Sunday, December 28, 2008

Step #6: Automation - Separating the Men from the Boys

Before we start, to make sure, when I'm talking about automation I'm referring to all sorts of ways to write a program in Stata that will run, and save output from, commands in a more-or-less structured program without having to write all commands separately. In the Stata manual you will sometimes see the term Automation as reserved to OLE automation, which is making Stata available to Microsoft Office programs. I will not deal with this automation at all.

Intro: Why?
OK, so what is automation good for? We had a preview in the previous step: One thing we can do is to calculate things based on outputs from commands we ran, before seeing the output and automatically by the program: divide mean by standard deviation, add 1.96 standard errors to the mean, and so on. Of course, one way (the boys way) is to run the command, and then calculate it with the di command, or in a spreadsheet or calculator.
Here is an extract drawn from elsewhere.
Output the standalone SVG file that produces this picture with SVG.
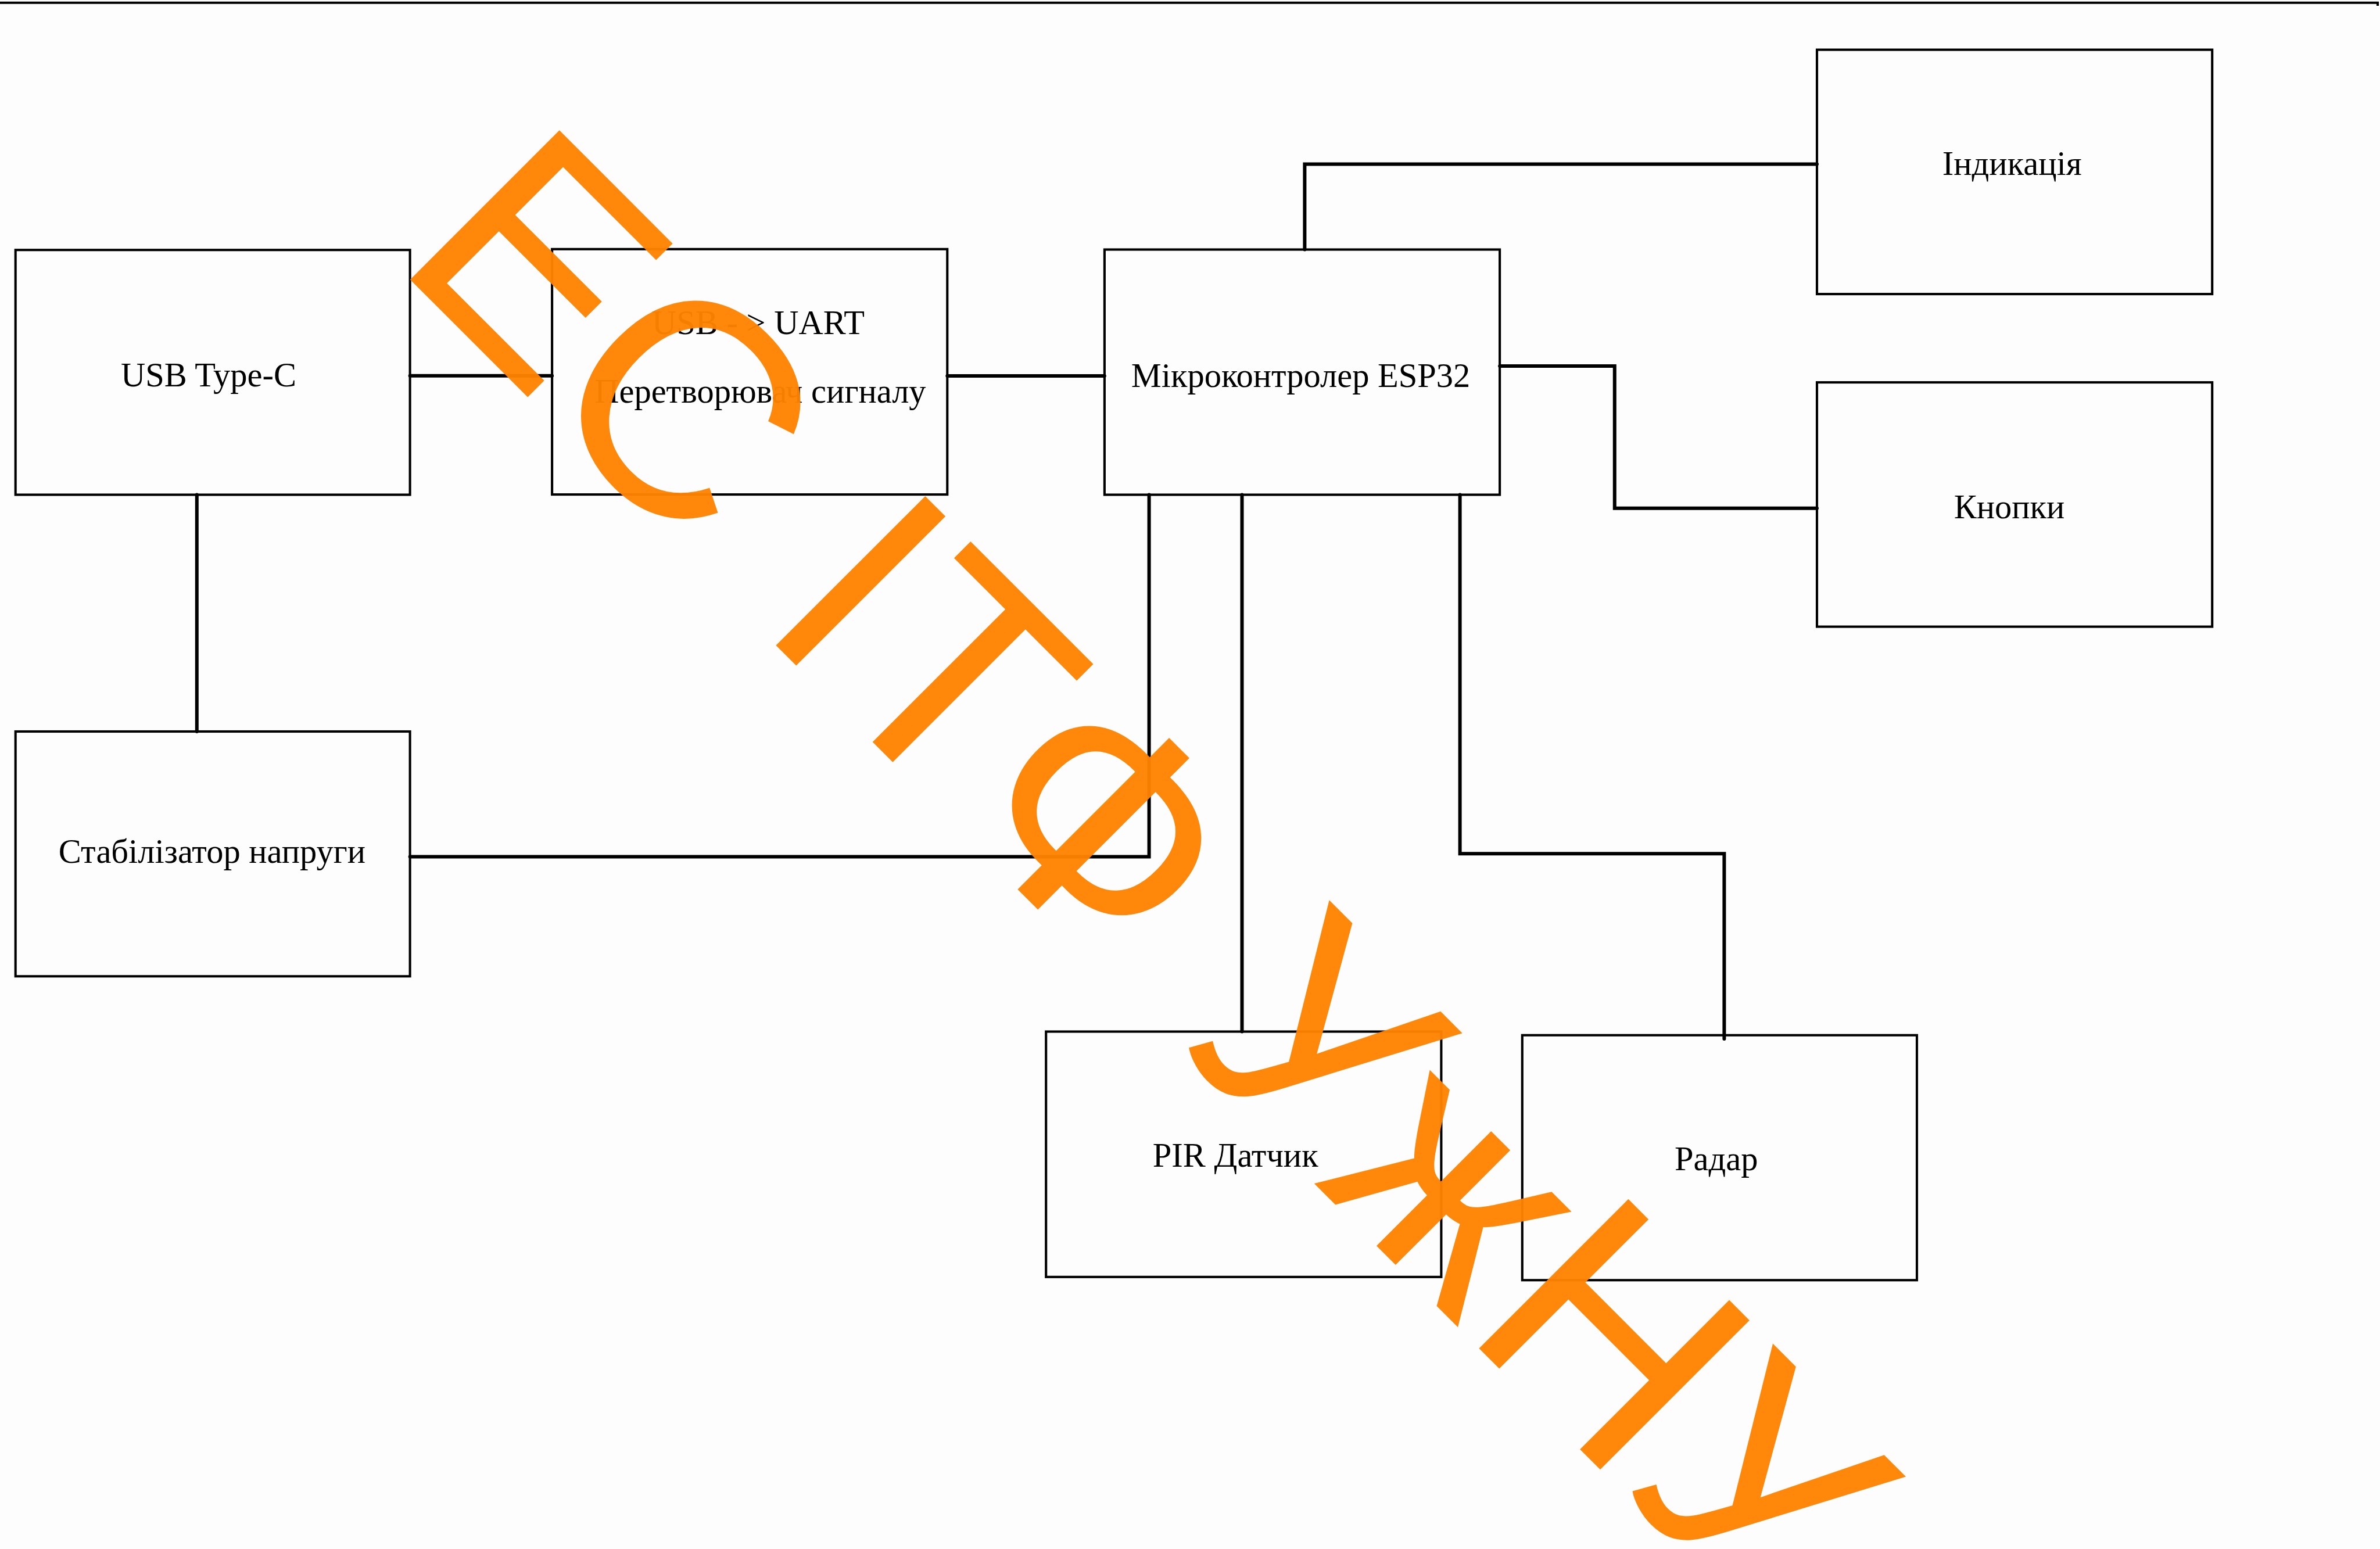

But the men don't do things manually. They tell their programs what to do.
Another thing we can do is to avoid repeating similar commands. Instead of having 50 rows of the same reg command but with different regressors or different samples, we can write a loop that will do it in 5 rows. This is good not only to save rain forests when you print out your code, but it also puts a structure to your regressions and reduces the chances that when you need to change something in the command (report clustered standard errors for example), you'll need to do it just once and not 50 times (or 48 times and forget to change 2 of the regressions accidentally).
Finally, what we can also do is to construct tables of the results we want to report. But we'll deal with this possibility in the following step.
When is it better to leave automation out? Probably when you need just a few regression and you're not doing anything too time-consuming with the output. Think of automation as an investment you do in your program. It entails a fixed cost of thinking about the structure and implementing it, but above a certain threshold the benefits of having the program do most of the work for you. What I used to do in many cases when I was starting to automate do-files, was to first write the program simply and then when I saw that I'm starting to repeat almost the same code (Copying and pasting like there's no tomorrow) I started thinking of how to automate things.

Macros
A macro is a word (or a string) that whenever we write it in a Stata command, before running the command, Stata replaces this word by a string (a set of characters) that is set for this macro, and only after the replacement, it runs the command.
Enough with the definitions, let's see a simple example:
To define a macro x that contains the value 6, run the following line (without the . in the beginning):
. local x = 6
Now Stata has assigned a place in memory called x and put 6 in it. So whenever we want to tell Stata to use this x we saved, we use backquote (usually the key in the top-left corner of the main keyboard, left to "1") and quote (single quote) characters:
. di `x' + 5
11
What really happens, behind the scene, is that Stata first sees the ` followed by the ', and looks within them to find a local we previously defined. Then it replaces this referral by the value that was saved:
First (as typed): di `x' + 5
Then (replacing `x' by 6): di 6 + 5
And only then when no `' are left in the command, Stata will run it and return 11.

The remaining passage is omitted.